Procs and Duck Typing

Picking up from yesterday: got the first rspec for the CE passing – no match returns empty array. That establishes the infrastructure of the class but with a minimal commitment to anything else. Now I have to decide exactly what should come back as the result of extraction.

How about:  start and end offsets and the match for the tipoff.  In the case of W1913, that would be the headword element:  someword. In the case of the PPP (Post-Platonic Parser – TBE [To Be Explicated]), that would be a matter of matching a word like ‘the’ (the tipoff) and the noun phrase it introduces (the rest of the constituent).

Or should it include the entire substring that represents the constituent? To say no at this point would smack of premature optimization. So I’ll go for it.

Should it be an object, a hash or an array? I’m leaning toward an object. I’m not sure that’s the simplest thing that can possibly work, but it seems cleaner. I’d rather create an object I don’t need and eliminate it later than have to find all the places I’d have to change a hash or an array to an object. (I’m afraid I’m still thinking too much in terms of static typing rather than duck typing, and maybe I’m overly concerned about the lack of refactoring tools.)

Smelly

Got to green on it “should return the proper constituent on a match”, but it took too long and involved too much code.  I learned a good chunk about procs and MatchData, but I’m not happy with my BDD process or the resulting code.

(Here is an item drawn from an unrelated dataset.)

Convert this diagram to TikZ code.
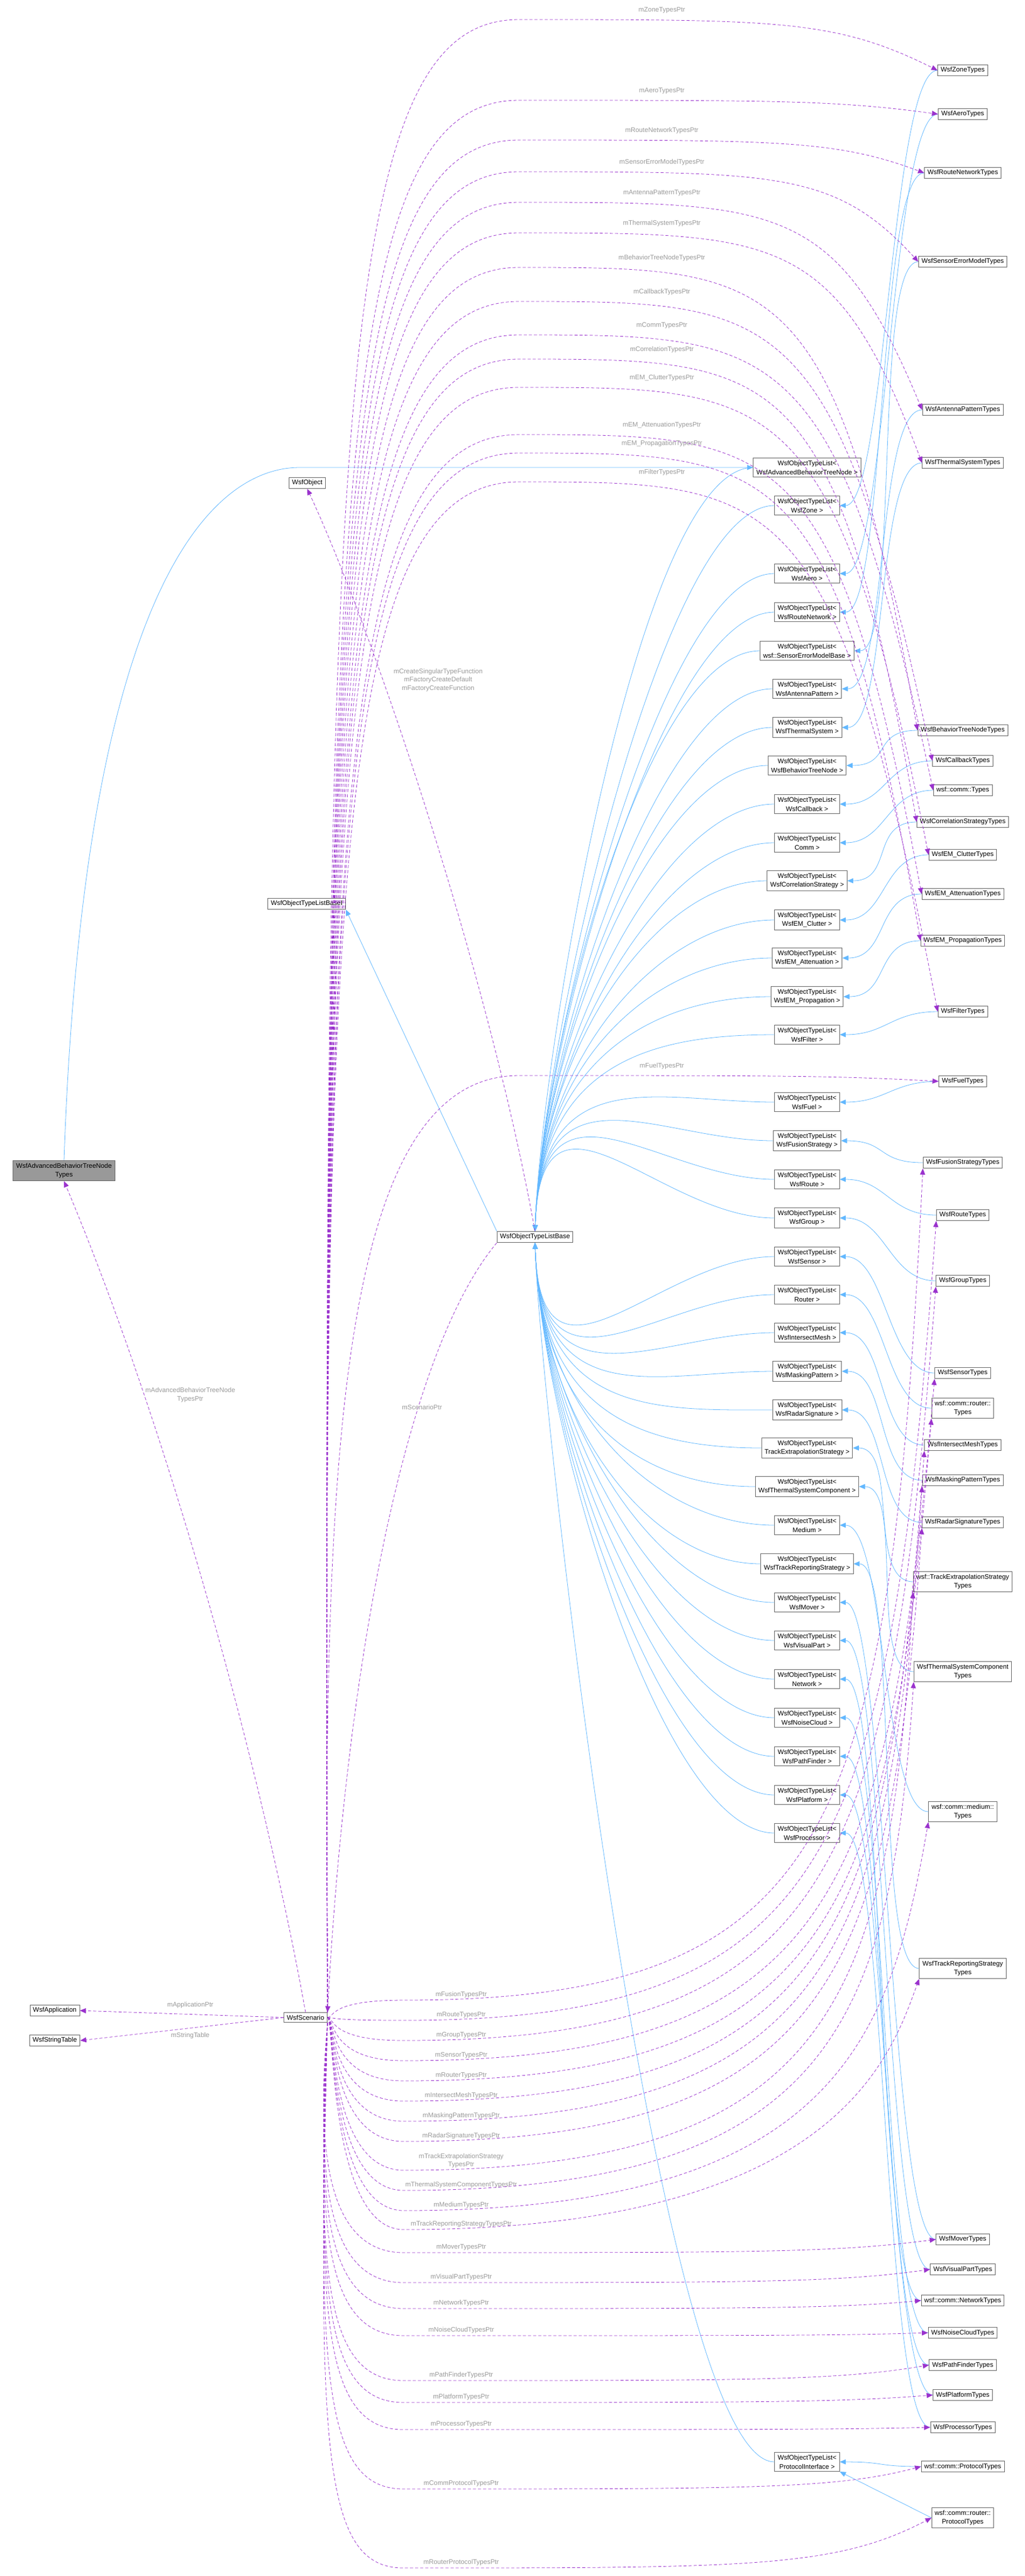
\documentclass[tikz,border=0pt]{standalone}
\usepackage{fontspec}
\setmainfont{Liberation Sans}
\usetikzlibrary{arrows.meta}
\definecolor{inhblue}{HTML}{63B8FF}
\definecolor{ptrpurple}{HTML}{9A32CD}
\definecolor{lblgray}{HTML}{9A9A9A}
\definecolor{boxgray}{HTML}{666666}
\tikzset{
  cls/.style={draw=boxgray,fill=white,align=center,font=\fontsize{6.5}{9}\selectfont,inner xsep=3pt,inner ysep=2.5pt,line width=0.5pt},
  clsgray/.style={cls,fill=black!40},
  inh/.style={draw=inhblue,line width=0.45pt,-{Triangle[length=6pt,width=5pt]}},
  ptr/.style={draw=ptrpurple,line width=0.45pt,dash pattern=on 3pt off 2pt,-{Triangle[length=6pt,width=5pt]}},
  lbl/.style={text=lblgray,align=center,font=\fontsize{6.5}{8}\selectfont,inner sep=1pt}
}
\begin{document}
\begin{tikzpicture}[x=0.2mm,y=-0.2mm]
\useasboundingbox (0,0) rectangle (1778,4469);
% left column
\node[clsgray] (advtypes) at (111,2031) {WsfAdvancedBehaviorTreeNode\\Types};
\node[cls] (object) at (533,838) {WsfObject};
\node[cls] (basei) at (532,1568) {WsfObjectTypeListBaseI};
\node[cls] (base) at (928,2146) {WsfObjectTypeListBase};
\node[cls] (app) at (95,3488) {WsfApplication};
\node[cls] (strtab) at (95,3540) {WsfStringTable};
\node[cls] (scen) at (530,3500) {WsfScenario};
% middle column
\foreach \k/\t/\y in {AdvBT/WsfAdvancedBehaviorTreeNode/811,Zone/WsfZone/877,Aero/WsfAero/995,RouteNet/WsfRouteNetwork/1062,
  SensErr/wsf::SensorErrorModelBase/1129,Antenna/WsfAntennaPattern/1195,Thermal/WsfThermalSystem/1262,BTNode/WsfBehaviorTreeNode/1328,
  Callback/WsfCallback/1395,Comm/Comm/1462,Correl/WsfCorrelationStrategy/1528,Clutter/{WsfEM\_Clutter}/1596,
  Atten/{WsfEM\_Attenuation}/1662,Propag/{WsfEM\_Propagation}/1729,Filter/WsfFilter/1795,Fuel/WsfFuel/1912,
  Fusion/WsfFusionStrategy/1979,Route/WsfRoute/2046,Group/WsfGroup/2113,Sensor/WsfSensor/2180,Router/Router/2246,
  Mesh/WsfIntersectMesh/2312,Masking/WsfMaskingPattern/2379,Radar/WsfRadarSignature/2446,TrackExt/TrackExtrapolationStrategy/2512,
  ThermComp/WsfThermalSystemComponent/2579,Medium/Medium/2646,TrackRep/WsfTrackReportingStrategy/2713,Mover/WsfMover/2780,
  Visual/WsfVisualPart/2846,Network/Network/2913,Noise/WsfNoiseCloud/2980,Path/WsfPathFinder/3047,Platform/WsfPlatform/3114,
  Processor/WsfProcessor/3180,Protocol/ProtocolInterface/4271}{
  \node[cls] (l\k) at (1400,\y) {WsfObjectTypeList<\\ \t\ >};
  \ifdim\y pt<2146pt
    \draw[inh] (l\k.west) .. controls +(-200,0) and +(10,-300) .. (base.north);
  \else
    \draw[inh] (l\k.west) .. controls +(-200,0) and +(10,300) .. (base.south);
  \fi
}
% right column
\foreach \k/\t/\y in {Zone/WsfZoneTypes/122,Aero/WsfAeroTypes/198,RouteNet/WsfRouteNetworkTypes/300,SensErr/WsfSensorErrorModelTypes/454,
  Antenna/WsfAntennaPatternTypes/711,Thermal/WsfThermalSystemTypes/803,BTNode/WsfBehaviorTreeNodeTypes/1267,Callback/WsfCallbackTypes/1320,
  Comm/wsf::comm::Types/1371,Correl/WsfCorrelationStrategyTypes/1426,Clutter/{WsfEM\_ClutterTypes}/1483,Atten/{WsfEM\_AttenuationTypes}/1551,
  Propag/{WsfEM\_PropagationTypes}/1632,Filter/WsfFilterTypes/1755,Fuel/WsfFuelTypes/1876,Fusion/WsfFusionStrategyTypes/2017,
  Route/WsfRouteTypes/2108,Group/WsfGroupTypes/2222,Sensor/WsfSensorTypes/2382,Router/{wsf::comm::router::\\Types}/2443,
  Mesh/WsfIntersectMeshTypes/2507,Masking/WsfMaskingPatternTypes/2568,Radar/WsfRadarSignatureTypes/2641,
  TrackExt/{wsf::TrackExtrapolationStrategy\\Types}/2744,ThermComp/{WsfThermalSystemComponent\\Types}/2900,
  Medium/{wsf::comm::medium::\\Types}/3143,TrackRep/{WsfTrackReportingStrategy\\Types}/3415,Mover/WsfMoverTypes/3885,
  Visual/WsfVisualPartTypes/3937,Network/wsf::comm::NetworkTypes/3991,Noise/WsfNoiseCloudTypes/4047,Path/WsfPathFinderTypes/4103,
  Platform/WsfPlatformTypes/4155,Processor/WsfProcessorTypes/4211,Protocol/wsf::comm::ProtocolTypes/4279}{
  \node[cls] (r\k) at (1670,\y) {\t};
  \draw[inh] (r\k.west) .. controls +(-80,0) and +(80,0) .. (l\k.east);
}
\node[cls] (rRouterProt) at (1670,4368) {wsf::comm::router::\\ProtocolTypes};
\draw[inh] (rRouterProt.west) -- (lProtocol.south east);
% inheritance on the left
\draw[inh] (advtypes.north) .. controls (150,900) and (420,811) .. (520,811) -- (lAdvBT.west);
\draw[inh] (base.north west) -- (basei.south east);
% pointers going up
\foreach \k/\m/\e in {Zone/mZoneTypesPtr/34,Aero/mAeroTypesPtr/174,RouteNet/mRouteNetworkTypesPtr/243,
  SensErr/mSensorErrorModelTypesPtr/298,Antenna/mAntennaPatternTypesPtr/351,Thermal/mThermalSystemTypesPtr/404,
  BTNode/mBehaviorTreeNodeTypesPtr/464,Callback/mCallbackTypesPtr/523,Comm/mCommTypesPtr/581,Correl/mCorrelationTypesPtr/623,
  Clutter/{mEM\_ClutterTypesPtr}/672,Atten/{mEM\_AttenuationTypesPtr}/754,Propag/{mEM\_PropagationTypesPtr}/786,
  Filter/mFilterTypesPtr/836,Fuel/mFuelTypesPtr/1866}{
  \node[lbl] (n\k) at (1148,\e-16) {\m};
  \draw[ptr] (scen.north east) .. controls (560,\e+700) and (580,\e) .. (900,\e) .. controls (1350,\e) and (1450,\e) .. (r\k.west);
}
% pointers going down
\foreach \k/\m/\e in {Fusion/mFusionTypesPtr/3470,Route/mRouteTypesPtr/3505,Group/mGroupTypesPtr/3540,Sensor/mSensorTypesPtr/3575,
  Router/mRouterTypesPtr/3610,Mesh/mIntersectMeshTypesPtr/3645,Masking/mMaskingPatternTypesPtr/3680,Radar/mRadarSignatureTypesPtr/3715,
  TrackExt/{mTrackExtrapolationStrategy\\TypesPtr}/3765,ThermComp/mThermalSystemComponentTypesPtr/3800,Medium/mMediumTypesPtr/3835,
  TrackRep/mTrackReportingStrategyTypesPtr/3868}{
  \node[lbl,anchor=south] (n\k) at (800,\e-2) {\m};
  \draw[ptr] (scen.east) .. controls (580,3500) and (570,\e) .. (700,\e) .. controls (1450,\e) and (1545,\e-300) .. (r\k.south west);
}
\foreach \k/\m/\e in {Mover/mMoverTypesPtr/3908,Visual/mVisualPartTypesPtr/3960,Network/mNetworkTypesPtr/4005,
  Noise/mNoiseCloudTypesPtr/4052,Path/mPathFinderTypesPtr/4130,Platform/mPlatformTypesPtr/4168,Processor/mProcessorTypesPtr/4215,
  Protocol/mCommProtocolTypesPtr/4318,RouterProt/mRouterProtocolTypesPtr/4455}{
  \node[lbl,anchor=south] (n\k) at (800,\e-2) {\m};
  \draw[ptr] (scen.south east) .. controls (550,\e-200) and (560,\e) .. (700,\e) .. controls (1300,\e) and (1450,\e) .. (r\k.west);
}
% other pointers
\draw[ptr] (scen.north) .. controls (460,3100) and (300,2500) .. (advtypes.south);
\node[lbl] (nAdv) at (330,2420) {mAdvancedBehaviorTreeNode\\TypesPtr};
\draw[ptr] (base.north) .. controls (850,1700) and (650,1100) .. (object.south);
\node[lbl] (nObj) at (760,1180) {mCreateSingularTypeFunction\\mFactoryCreateDefault\\mFactoryCreateFunction};
\draw[ptr] (base.south west) .. controls (700,2350) and (600,2900) .. (scen.north east);
\node[lbl] (nScen) at (732,2441) {mScenarioPtr};
\draw[ptr] (scen.west) -- (app.east);
\node[lbl,anchor=south] (nApp) at (330,3486) {mApplicationPtr};
\draw[ptr] (scen.west) -- (strtab.east);
\node[lbl,anchor=north] (nStr) at (330,3524) {mStringTable};
\end{tikzpicture}
\end{document}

Part of the problem seems to be premature generalization – trying to implement two stories at once. I should have stuck with the W1913 entry extraction. Especially when I’m working with code constructs I’m not familiar with.

And there’s something smelly about the Constituent class I created, beyond its being just a transfer object.  It exposes the tipoff string and the full constituent string, which is okay, but it also exposes the offset of the constituent in the string passed in.  That datum is irrelevant to the actual use of the object, and it ended up there for two bad reasons. The first is that I was thinking ahead to the problem of buffering the multiple files that make up W1913. The second is some interference from thinking about citations (see yesterday): I want a citation object to track the location of its target string within a source object. (I want to track offsets in the PPP as well.)

Does the fact that I’m wearing two hats at once (customer and developer) have something to do with it? Having a real dialog would help to clarify the issues (minimalist version of crowdsourcing – N heads better than one).  Similarly – I’m not pairing.

Wait – I’m beating myself up unnecessarily here (stop grinning, Milo!).  The offset is not completely illegitimate – it really is part of the story - maybe it just needs to be packaged better.  There are local/contingent offsets within the strings (buffers) that are passed into the extractor, and there are persistent and meaningful offsets in the sources (files).

And let’s face the generalization issue head-on.  There are lots of situations where we do this kind of thing: screen-scraping, data-mining, etc. No way this puppy can handle all of them. Generalization is way premature. If I end up with multiple classes that do very similar things, and they’re all good OO citizens,  generalizing should be a clean refactoring. So – back to the W1913 story.

 Pipeline?

A new thought:  what if all these extractors could be pipelined? E.g.:
W1913 files | entry extractor | PoS extractor | lexipedia updater [TBE]
(I would have used “=>” there, but it would collide with Ruby notation, so I went for the *nix operator instead).
Threads communicating via queues - not only could it work, and fit into the bigger picture, it gives me a chance to work with threading and file IO in Ruby.

But first...

... a bit more work on the constituent extractor.
A thought about offsets: if I take the citation/source concept seriously, the current constituent extractor is working on essentially transient strings.  So the source object would have to reflect that, and the citation object would just be an offset and a reference to the source. The constituent extractor could easily inject citations into constituent constructors.  For pipelining, the thread that feeds the extractor could use the returned offsets in managing its buffers.